Medication, Therapy Program Undergoes Expansion
By Josh Mitchell
Corinth Today News Editor
“Countless people” have been helped by a growing Corinth program that combines medication and therapy to fight opioid use disorder, an official said.
Medication-Assisted Treatment is expanding in Corinth and will now be administered in Region IV’s inpatient facility near the hospital. It has been offered on an outpatient basis through Region IV Mental Health Services in Corinth for about a year and a half.
“It is a total success,” said Adrian Owen, Region IV’s director of substance use.
The treatment works by prescribing medications to help with cravings while the person also takes part in therapy. People who were addicted to opioids are now fully employed, rebuilding relationships, regaining self confidence and getting the “sparkle in their eyes back,” Owen said.
“It’s called withdrawal management,” she added.
The medications help withdrawal symptoms while the person undergoes counseling, such as intensive outpatient therapy and peer support.

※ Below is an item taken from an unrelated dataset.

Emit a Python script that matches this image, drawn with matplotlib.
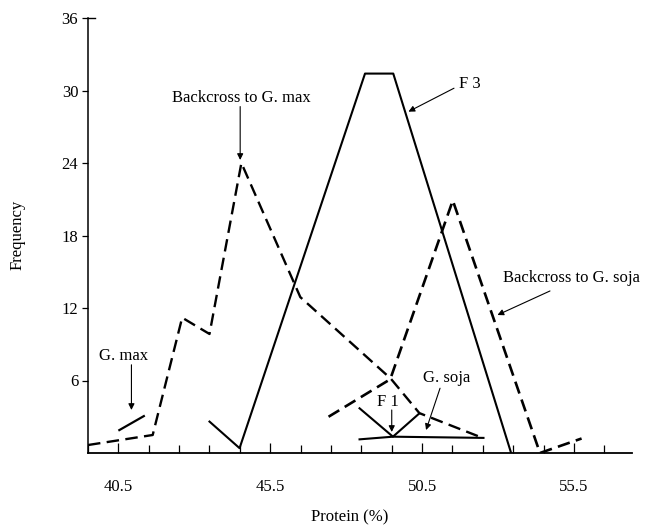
import matplotlib
matplotlib.use("Agg")
import matplotlib.pyplot as plt

plt.rcParams['font.family'] = ['Liberation Serif', 'DejaVu Serif']
plt.rcParams['lines.scale_dashes'] = False

# ---- data ----
gmax_x = [40.5, 41.37]
gmax_y = [1.85, 3.1]

bc_max_x = [39.5, 41.63, 42.6, 43.5, 44.55, 46.49, 49.47, 50.41, 52.52]
bc_max_y = [0.66, 1.49, 11.2, 9.85, 24.0, 12.9, 6.15, 3.3, 1.22]

f3_x = [43.5, 44.49, 48.62, 49.55, 53.43]
f3_y = [2.6, 0.4, 31.4, 31.4, 0.0]

bc_soja_x = [47.42, 49.45, 51.51, 54.38, 55.75]
bc_soja_y = [3.0, 6.1, 20.9, 0.0, 1.2]

f1_x = [48.44, 49.54, 50.41]
f1_y = [3.7, 1.35, 3.28]

gsoja_x = [48.44, 49.54, 52.52]
gsoja_y = [1.13, 1.35, 1.25]

x_major = [40.5, 45.5, 50.5, 55.5]
x_major_labels = ['40.5', '45.5', '50.5', '55.5']
x_minor = [v + 0.5 for v in range(39, 57)]
y_ticks = [6, 12, 18, 24, 30, 36]
y_tick_labels = ['6', '12', '18', '24', '30', '36']

fig = plt.figure(figsize=(6.54, 5.30), dpi=100)
ax = fig.add_axes([88/654, 1-453/530, (632-88)/654, (453-18)/530])

dash = (0, (9.0, 4.6))
ax.plot(bc_max_x, bc_max_y, color='black', lw=1.7, linestyle=dash)
ax.plot(bc_soja_x, bc_soja_y, color='black', lw=1.9, linestyle=dash)
ax.plot(gmax_x, gmax_y, color='black', lw=1.6, solid_capstyle='butt')
ax.plot(f3_x, f3_y, color='black', lw=1.5)
ax.plot(f1_x, f1_y, color='black', lw=1.5)
ax.plot(gsoja_x, gsoja_y, color='black', lw=1.5)

ax.set_xlim(39.5, 57.41)
ax.set_ylim(0, 36)

for s in ['top', 'right']:
    ax.spines[s].set_visible(False)
ax.spines['left'].set_linewidth(1.1)
ax.spines['bottom'].set_linewidth(1.3)

ax.set_xticks(x_minor, minor=True)
ax.set_xticks(x_major)
ax.set_xticklabels(x_major_labels, fontsize=12)
ax.tick_params(axis='x', which='both', direction='in', length=6, width=0.9, pad=19)
ax.tick_params(axis='x', which='major', length=7)
ax.set_yticks(y_ticks)
ax.set_yticklabels(y_tick_labels, fontsize=12)
ax.tick_params(axis='y', direction='out', length=4, width=0.9, pad=3)
ax.plot([0, 0.012], [1, 1], transform=ax.transAxes, color='black', lw=1.0, clip_on=False)

fig.text(18/654, 1-235/530, 'Frequency', ha='center', va='center', rotation=90, fontsize=12)
fig.text(350/654, 1-517/530, 'Protein (%)', ha='center', va='center', fontsize=12)

ap = dict(arrowstyle='-|>', color='black', lw=0.8, mutation_scale=9, shrinkA=0, shrinkB=0)
fs = 12
ax.text(44.55, 29.4, 'Backcross to G. max', ha='center', va='center', fontsize=fs)
ax.annotate('', xy=(44.51, 24.25), xytext=(44.51, 28.67), arrowprops=ap)

ax.text(52.07, 30.55, 'F 3', ha='center', va='center', fontsize=fs)
ax.annotate('', xy=(50.05, 28.25), xytext=(51.55, 30.19), arrowprops=ap)

ax.text(53.17, 14.46, 'Backcross to G. soja', ha='left', va='center', fontsize=fs)
ax.annotate('', xy=(52.98, 11.42), xytext=(54.71, 13.41), arrowprops=ap)

ax.text(51.31, 6.18, 'G. soja', ha='center', va='center', fontsize=fs)
ax.annotate('', xy=(50.63, 1.9), xytext=(51.09, 5.36), arrowprops=ap)

ax.text(49.38, 4.25, 'F 1', ha='center', va='center', fontsize=fs)
ax.annotate('', xy=(49.5, 1.74), xytext=(49.5, 3.56), arrowprops=ap)

ax.text(40.66, 8.0, 'G. max', ha='center', va='center', fontsize=fs)
ax.annotate('', xy=(40.93, 3.56), xytext=(40.93, 7.3), arrowprops=ap)

fig.savefig('out.png', dpi=100)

About 40 people are enrolled in the outpatient medication-assisted treatment program each month who receive financial assistance, and a few more pay their own way. The goal is for the people to fully taper off the medication they use to fight the cravings. This has not happened yet, but Owen is optimistic that it soon will.
The two primary medications used in the program — suboxone and naltrexone — are taken orally each day. Suboxone is a controlled substance, but naltrexone is not and is “very mild” in comparison, Owen said. There is also a shot called vivitrol, which can be administered once a month as treatment progresses.
Region IV Mental Health Services covers a five-county area, and Corinth is currently the only location where medication-assisted treatment is offered. It may be expanded to DeSoto County next year, Owen said. People come to Corinth from throughout the region and even from out of state to use the program, she added.
Region IV’s Chemical Dependency Complex has been certified by the Board of Pharmacy to offer the program on an inpatient basis.
There are some people who disagree with medication-assisted treatment because they feel it just replaces opioids with another drug, Owen said. But she noted that Region IV’s program is an “evidence-based” treatment that uses therapy in combination with medication to help people battling opioid use disorder after being clinically assessed.
It is “rewarding” to offer a program that can prevent deaths, overdoses and improve people’s quality of life, she said. The length of time a person is in the program is individualized and could range from a few months to years, Owen said.